* [Given request]: Write out the opening lines of the data word for word, up to and including the line with "plt.rcParams['font.family'] = ['Liberation", and leave every picture and every later line out.

* [Input]:
* start *

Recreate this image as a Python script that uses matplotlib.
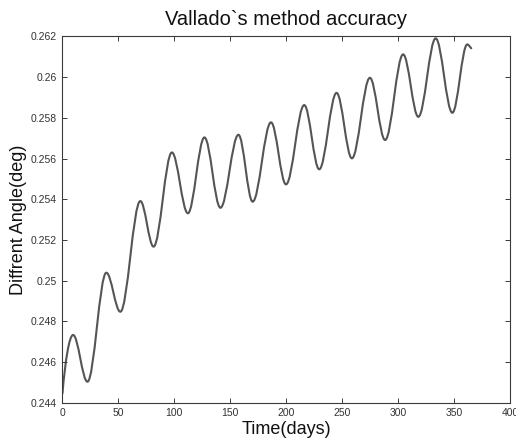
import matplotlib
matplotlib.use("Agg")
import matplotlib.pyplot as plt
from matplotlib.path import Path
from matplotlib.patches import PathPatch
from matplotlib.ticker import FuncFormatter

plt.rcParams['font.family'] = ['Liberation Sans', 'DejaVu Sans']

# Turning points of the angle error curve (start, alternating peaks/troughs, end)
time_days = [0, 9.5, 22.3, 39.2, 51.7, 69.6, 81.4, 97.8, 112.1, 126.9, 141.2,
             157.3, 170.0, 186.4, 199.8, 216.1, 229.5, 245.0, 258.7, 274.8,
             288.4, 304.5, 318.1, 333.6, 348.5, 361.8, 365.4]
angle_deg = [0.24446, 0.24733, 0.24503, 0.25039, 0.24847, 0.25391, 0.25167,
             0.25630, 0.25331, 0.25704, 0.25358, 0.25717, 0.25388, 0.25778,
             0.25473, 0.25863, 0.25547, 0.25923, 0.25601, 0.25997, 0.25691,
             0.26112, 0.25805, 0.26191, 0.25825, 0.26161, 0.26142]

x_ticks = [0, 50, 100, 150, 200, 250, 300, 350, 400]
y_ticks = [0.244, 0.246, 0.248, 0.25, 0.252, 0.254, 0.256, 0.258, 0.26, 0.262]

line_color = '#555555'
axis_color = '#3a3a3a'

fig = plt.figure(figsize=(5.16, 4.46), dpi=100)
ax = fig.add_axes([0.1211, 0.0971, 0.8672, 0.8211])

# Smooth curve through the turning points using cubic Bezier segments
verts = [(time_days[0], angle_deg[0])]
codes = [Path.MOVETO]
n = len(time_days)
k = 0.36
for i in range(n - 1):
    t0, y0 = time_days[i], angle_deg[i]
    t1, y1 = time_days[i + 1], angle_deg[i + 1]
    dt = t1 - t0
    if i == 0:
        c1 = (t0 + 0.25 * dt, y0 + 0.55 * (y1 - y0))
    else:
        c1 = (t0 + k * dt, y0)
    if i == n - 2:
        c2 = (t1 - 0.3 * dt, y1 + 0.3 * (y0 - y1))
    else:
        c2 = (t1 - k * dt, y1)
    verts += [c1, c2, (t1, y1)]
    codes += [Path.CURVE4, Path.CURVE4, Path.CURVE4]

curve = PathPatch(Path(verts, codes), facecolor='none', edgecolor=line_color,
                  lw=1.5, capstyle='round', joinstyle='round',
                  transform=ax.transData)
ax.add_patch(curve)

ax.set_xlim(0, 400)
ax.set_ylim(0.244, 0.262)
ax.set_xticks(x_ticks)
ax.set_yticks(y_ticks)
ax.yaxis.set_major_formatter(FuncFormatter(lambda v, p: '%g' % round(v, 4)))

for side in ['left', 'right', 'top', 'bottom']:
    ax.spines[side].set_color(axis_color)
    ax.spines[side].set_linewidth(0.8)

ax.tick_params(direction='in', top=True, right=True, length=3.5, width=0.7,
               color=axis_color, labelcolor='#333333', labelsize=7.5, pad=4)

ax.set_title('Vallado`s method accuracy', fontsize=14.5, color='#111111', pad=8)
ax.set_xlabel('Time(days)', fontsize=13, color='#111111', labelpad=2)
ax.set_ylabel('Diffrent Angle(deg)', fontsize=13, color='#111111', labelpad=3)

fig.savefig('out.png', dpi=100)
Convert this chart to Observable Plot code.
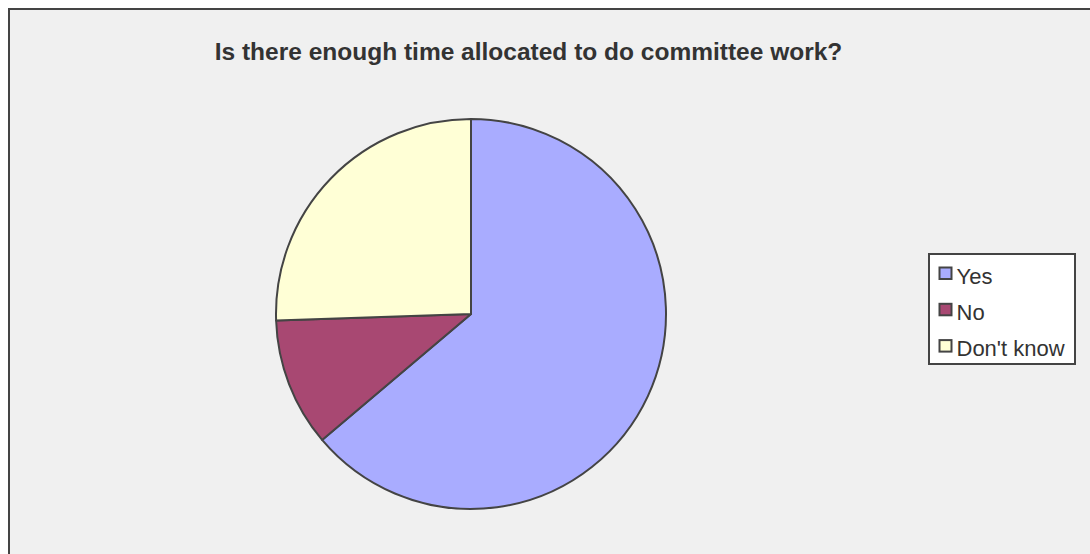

* end *

* [Exercise output]:
Recreate this image as a Python script that uses matplotlib.
import matplotlib
matplotlib.use("Agg")
import matplotlib.pyplot as plt
from matplotlib.path import Path
from matplotlib.patches import PathPatch
from matplotlib.ticker import FuncFormatter

plt.rcParams['font.family'] = ['Liberation Sans', 'DejaVu Sans']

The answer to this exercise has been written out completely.